Petani Gayo lues juga menggunakan aplikasi pertanian berbasis digital, aplikasi ini menyediakan prakiraan cuaca harian tingkat kelembapan udara, hingga potensi hujan di daerah tersebut, informasi ini berguna untuk menetukan waktu penanaman, pemupukan serta penyemprotan hama agar lebih tepat sasaran, guna mengurangi gagal panen akibat cuaca esktrem.

“Dulu kami tidak tahu kenapa kopi kami sering ditawar murah, Ternyata kualitas pasca panen sangat memengaruhi harga. Sekarang, dengan teknologi ini, saya bisa sortir biji, keringkan secara merata, dan hasilnya kopi kami dinilai lebih baik dan berkualitas oleh pembeli,”.

Kini.

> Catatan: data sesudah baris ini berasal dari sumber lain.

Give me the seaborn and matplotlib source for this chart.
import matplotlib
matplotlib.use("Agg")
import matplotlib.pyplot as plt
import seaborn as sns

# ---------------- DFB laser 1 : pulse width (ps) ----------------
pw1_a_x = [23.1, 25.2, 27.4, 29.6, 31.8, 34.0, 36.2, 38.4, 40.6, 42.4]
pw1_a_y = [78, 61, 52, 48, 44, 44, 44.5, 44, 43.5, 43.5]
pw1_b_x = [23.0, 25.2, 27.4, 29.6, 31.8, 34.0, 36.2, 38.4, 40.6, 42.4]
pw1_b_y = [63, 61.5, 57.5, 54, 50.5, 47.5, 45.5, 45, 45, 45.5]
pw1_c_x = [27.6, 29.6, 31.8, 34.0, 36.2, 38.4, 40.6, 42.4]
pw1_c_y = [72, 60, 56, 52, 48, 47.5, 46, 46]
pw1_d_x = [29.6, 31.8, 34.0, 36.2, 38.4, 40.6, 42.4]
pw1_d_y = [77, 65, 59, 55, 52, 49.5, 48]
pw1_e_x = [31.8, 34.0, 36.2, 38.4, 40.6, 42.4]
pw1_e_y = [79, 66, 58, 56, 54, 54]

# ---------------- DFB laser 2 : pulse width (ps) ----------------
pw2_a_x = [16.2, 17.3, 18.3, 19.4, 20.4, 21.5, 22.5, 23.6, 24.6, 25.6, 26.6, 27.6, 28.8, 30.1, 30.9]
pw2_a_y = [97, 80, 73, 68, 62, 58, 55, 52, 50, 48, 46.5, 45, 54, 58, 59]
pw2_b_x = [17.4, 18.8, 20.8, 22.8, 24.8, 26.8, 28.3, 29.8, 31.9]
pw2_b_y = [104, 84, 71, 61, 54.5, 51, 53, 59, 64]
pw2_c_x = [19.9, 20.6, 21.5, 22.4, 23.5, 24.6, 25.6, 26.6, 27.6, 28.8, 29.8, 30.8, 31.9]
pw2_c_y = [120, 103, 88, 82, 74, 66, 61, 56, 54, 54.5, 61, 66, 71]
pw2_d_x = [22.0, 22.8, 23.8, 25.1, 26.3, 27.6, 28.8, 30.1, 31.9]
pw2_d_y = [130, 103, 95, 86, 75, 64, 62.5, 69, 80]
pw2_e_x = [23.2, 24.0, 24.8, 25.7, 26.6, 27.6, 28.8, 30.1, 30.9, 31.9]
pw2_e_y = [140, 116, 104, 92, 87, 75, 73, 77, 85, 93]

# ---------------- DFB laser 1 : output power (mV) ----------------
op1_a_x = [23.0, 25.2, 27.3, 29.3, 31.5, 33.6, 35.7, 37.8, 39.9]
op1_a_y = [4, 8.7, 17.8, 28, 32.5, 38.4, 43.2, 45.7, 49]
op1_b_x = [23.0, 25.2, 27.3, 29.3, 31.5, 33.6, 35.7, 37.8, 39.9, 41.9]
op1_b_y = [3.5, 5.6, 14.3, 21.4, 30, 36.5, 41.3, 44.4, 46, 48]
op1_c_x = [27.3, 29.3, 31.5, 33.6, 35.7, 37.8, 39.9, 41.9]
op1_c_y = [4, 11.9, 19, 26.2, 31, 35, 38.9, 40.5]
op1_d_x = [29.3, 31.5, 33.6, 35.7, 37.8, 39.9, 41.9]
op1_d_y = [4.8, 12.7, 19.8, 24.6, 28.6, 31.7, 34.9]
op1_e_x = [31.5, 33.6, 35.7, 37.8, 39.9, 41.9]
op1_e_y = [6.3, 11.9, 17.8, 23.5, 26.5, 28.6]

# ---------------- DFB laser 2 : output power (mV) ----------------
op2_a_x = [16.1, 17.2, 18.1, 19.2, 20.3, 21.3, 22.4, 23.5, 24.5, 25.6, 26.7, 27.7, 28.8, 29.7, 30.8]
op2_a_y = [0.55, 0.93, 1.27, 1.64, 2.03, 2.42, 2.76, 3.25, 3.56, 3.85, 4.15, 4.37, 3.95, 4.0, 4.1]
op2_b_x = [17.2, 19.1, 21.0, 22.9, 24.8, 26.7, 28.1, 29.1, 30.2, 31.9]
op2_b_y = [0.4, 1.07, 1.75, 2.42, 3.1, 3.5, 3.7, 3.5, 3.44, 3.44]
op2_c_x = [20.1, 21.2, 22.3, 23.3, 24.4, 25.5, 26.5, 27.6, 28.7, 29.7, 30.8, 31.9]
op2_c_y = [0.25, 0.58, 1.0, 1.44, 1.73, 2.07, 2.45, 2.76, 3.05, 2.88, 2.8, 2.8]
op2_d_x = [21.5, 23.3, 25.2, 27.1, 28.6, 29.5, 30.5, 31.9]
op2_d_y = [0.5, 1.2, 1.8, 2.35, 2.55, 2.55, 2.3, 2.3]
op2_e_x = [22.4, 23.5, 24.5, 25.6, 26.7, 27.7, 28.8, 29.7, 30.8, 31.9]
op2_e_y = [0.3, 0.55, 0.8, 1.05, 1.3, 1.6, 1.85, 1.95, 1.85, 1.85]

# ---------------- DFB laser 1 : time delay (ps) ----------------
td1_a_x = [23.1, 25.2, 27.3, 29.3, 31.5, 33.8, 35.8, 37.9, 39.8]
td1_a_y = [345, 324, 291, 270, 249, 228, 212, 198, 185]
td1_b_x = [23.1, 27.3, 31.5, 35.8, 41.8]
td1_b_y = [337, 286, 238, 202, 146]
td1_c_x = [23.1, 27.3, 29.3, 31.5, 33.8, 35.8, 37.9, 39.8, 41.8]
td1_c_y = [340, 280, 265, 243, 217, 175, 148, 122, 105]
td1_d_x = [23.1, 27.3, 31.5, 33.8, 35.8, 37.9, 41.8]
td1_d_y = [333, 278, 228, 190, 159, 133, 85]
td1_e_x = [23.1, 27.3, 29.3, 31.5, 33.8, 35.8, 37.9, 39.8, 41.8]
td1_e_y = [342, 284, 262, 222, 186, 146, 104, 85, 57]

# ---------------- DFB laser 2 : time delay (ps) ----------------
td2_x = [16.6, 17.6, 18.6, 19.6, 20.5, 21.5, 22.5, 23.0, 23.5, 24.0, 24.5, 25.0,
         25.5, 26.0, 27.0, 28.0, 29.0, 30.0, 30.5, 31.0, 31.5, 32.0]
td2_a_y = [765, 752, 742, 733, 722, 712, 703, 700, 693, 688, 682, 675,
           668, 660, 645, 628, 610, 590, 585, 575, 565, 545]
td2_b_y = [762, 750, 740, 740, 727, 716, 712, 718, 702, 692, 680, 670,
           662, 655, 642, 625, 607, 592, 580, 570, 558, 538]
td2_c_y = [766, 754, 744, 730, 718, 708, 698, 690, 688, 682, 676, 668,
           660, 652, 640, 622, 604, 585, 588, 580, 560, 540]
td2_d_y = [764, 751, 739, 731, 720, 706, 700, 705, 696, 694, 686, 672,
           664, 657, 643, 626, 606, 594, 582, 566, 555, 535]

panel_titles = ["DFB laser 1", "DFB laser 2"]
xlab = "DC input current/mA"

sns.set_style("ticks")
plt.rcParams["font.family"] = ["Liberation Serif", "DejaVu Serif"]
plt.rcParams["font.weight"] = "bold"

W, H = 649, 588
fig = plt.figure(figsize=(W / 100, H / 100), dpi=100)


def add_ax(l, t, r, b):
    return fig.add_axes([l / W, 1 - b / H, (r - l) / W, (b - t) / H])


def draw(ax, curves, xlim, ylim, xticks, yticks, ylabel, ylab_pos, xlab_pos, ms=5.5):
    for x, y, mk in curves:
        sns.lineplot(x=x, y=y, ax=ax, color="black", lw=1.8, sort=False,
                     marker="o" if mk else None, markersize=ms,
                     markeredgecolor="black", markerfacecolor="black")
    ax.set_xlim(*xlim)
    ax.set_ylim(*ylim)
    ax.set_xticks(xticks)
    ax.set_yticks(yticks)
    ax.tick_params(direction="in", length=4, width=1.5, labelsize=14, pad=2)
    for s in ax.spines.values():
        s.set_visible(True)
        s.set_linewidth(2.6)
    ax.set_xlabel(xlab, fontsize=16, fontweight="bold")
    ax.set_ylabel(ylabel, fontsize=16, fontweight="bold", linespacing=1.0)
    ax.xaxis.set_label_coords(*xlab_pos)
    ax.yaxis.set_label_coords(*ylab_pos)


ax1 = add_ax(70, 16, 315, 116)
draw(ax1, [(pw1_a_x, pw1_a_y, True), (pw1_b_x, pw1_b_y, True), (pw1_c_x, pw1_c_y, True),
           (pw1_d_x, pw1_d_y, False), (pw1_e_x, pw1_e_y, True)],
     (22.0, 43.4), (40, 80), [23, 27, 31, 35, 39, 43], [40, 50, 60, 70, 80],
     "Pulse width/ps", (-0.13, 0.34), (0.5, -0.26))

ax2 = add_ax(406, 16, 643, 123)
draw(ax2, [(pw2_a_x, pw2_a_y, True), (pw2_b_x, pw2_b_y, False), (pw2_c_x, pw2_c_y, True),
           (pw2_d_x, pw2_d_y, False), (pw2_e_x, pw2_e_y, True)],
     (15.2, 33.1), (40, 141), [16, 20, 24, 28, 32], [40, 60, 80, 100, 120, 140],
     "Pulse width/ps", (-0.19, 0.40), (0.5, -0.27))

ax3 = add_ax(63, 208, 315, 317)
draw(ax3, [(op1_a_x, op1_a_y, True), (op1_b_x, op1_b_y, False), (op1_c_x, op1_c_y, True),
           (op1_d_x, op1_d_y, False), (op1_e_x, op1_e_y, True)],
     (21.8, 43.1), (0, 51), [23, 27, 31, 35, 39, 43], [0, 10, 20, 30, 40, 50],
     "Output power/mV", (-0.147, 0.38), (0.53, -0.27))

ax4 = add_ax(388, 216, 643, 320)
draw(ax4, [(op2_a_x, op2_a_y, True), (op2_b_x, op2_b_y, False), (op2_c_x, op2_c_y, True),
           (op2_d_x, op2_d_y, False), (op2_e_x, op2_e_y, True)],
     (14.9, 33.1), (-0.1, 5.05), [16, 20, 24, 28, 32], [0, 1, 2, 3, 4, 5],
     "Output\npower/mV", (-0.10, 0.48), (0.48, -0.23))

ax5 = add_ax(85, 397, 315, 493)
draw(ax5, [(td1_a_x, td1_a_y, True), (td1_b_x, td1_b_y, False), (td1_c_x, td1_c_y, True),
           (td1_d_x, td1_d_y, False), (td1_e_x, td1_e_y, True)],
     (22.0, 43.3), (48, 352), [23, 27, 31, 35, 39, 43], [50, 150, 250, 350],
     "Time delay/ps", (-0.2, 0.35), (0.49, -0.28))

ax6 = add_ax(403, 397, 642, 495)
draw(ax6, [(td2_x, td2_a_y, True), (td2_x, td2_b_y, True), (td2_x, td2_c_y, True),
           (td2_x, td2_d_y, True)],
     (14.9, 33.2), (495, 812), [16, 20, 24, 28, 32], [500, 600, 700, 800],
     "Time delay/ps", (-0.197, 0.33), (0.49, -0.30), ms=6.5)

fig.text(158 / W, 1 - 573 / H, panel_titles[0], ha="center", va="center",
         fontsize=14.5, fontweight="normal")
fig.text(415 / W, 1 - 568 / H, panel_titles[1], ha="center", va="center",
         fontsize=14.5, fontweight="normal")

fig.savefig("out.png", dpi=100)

Saya menerapkan metode full wash dan honey process menggunakan sistem fermentasi terkontrol. Saya juga menggunakan moisture meter digital untuk memastikan kadar air kopi di bawah standar ekspor (12%). untuk biji kopi kering, kadar air yang tepat ini krusial untuk mencegah pertumbuhan jamur pada kopi yang terlalu lembap dan menjaga kualitas rasa serta aroma kopi agar tidak terlalu kering. Untuk kopi bubuk, standar maksimal kadar air adalah 7%.  Selain itu, saya memanfaatkan media sosial untuk memasarkan produk kopinya langsung ke pembeli, bahkan menerima pesanan dari kafe di Medan dan Jakarta dan membuat konten Youtube untuk mengenalkan kopinya dan menambah penghasilan.

Tak hanya berhenti di situ, kelompok tani binaan saya juga memanfaatkan alat roasting kecil untuk menghasilkan kopi bubuk siap seduh. Mereka menciptakan merek lokal sendiri dan menjualnya di pasar wisata dan toko oleh-oleh Aceh. Dengan nilai tambah ini, penghasilan petani meningkat dan mereka tidak lagi sepenuhnya bergantung pada tengkulak.

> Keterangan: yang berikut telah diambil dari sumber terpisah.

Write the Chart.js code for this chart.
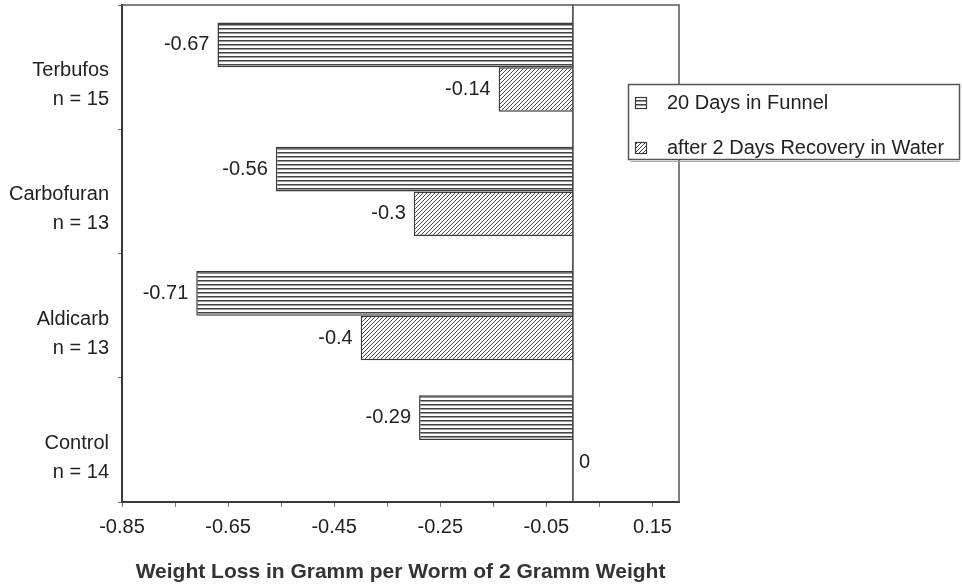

Pemerintah daerah dan koperasi turut mendukung dengan menyediakan fasilitas pengolahan bersama, pelatihan cupping (uji cita rasa), hingga bantuan mesin roasting skala kecil Hal ini membuka jalan bagi petani muda Gayo Lues untuk melihat bahwa bertani kopi bukan pekerjaan tradisional semata, tetapi peluang bisnis yang bisa menembus pasar global.

“Festival Kopi Gayo” dan “Cup of Excellence (COE)” merupakan acara kopi yang diadakan di wilayah Gayo, dalam acara ini masyarakat Gayo lues mengadakan lomba berupa Cupping (uji cita rasa), manual brew dan latte, salah satu tujuanya agar warisan budaya tidak pernah luntur dari masa ke masa dan masyarakat Gayo lues selalu antusias untuk mengikutinya.

“Kalau dulu kami hanya petani, sekarang kami juga pengusaha kecil. Dari tanam sampai kemas, semua kami kelola sendiri. Teknologi mengubah cara kami melihat kopi,”.

Saat ini kopi Gayo Lues terutama varietas arabika. Kopi yang berasal dari dataran tinggi Gayo ini sudah terkenal memiliki cita rasa khas yang halus dan kompleks dengan keasaman rendah dan aroma rempah yang lembut, menjadikannya salah satu kopi premium bukan hanya di dalam negeri tetapi juga di dunia.

Bagiku kopi bukan hanya soal rasa tetapi juga alat utama kehidupan yang bisa membawaku sampai ke perguruan tinggi, mengemban ilmu yang luas, bisa memenuhi kebutuhan hidup sehari-hari, aku hanya ini meneruskan warisan ini dan semoga kopi dan budaya selalu tetap berjalan beriringan dari masa ke masa.

Di tengah tantangan global dan iklim yang tak menentu, para petani kopi Gayo Lues membuktikan bahwa dengan semangat belajar dan pemanfaatan teknologi, mereka tidak hanya mampu bertahan tetapi juga bangkit dan bersaing di pasar yang lebih luas.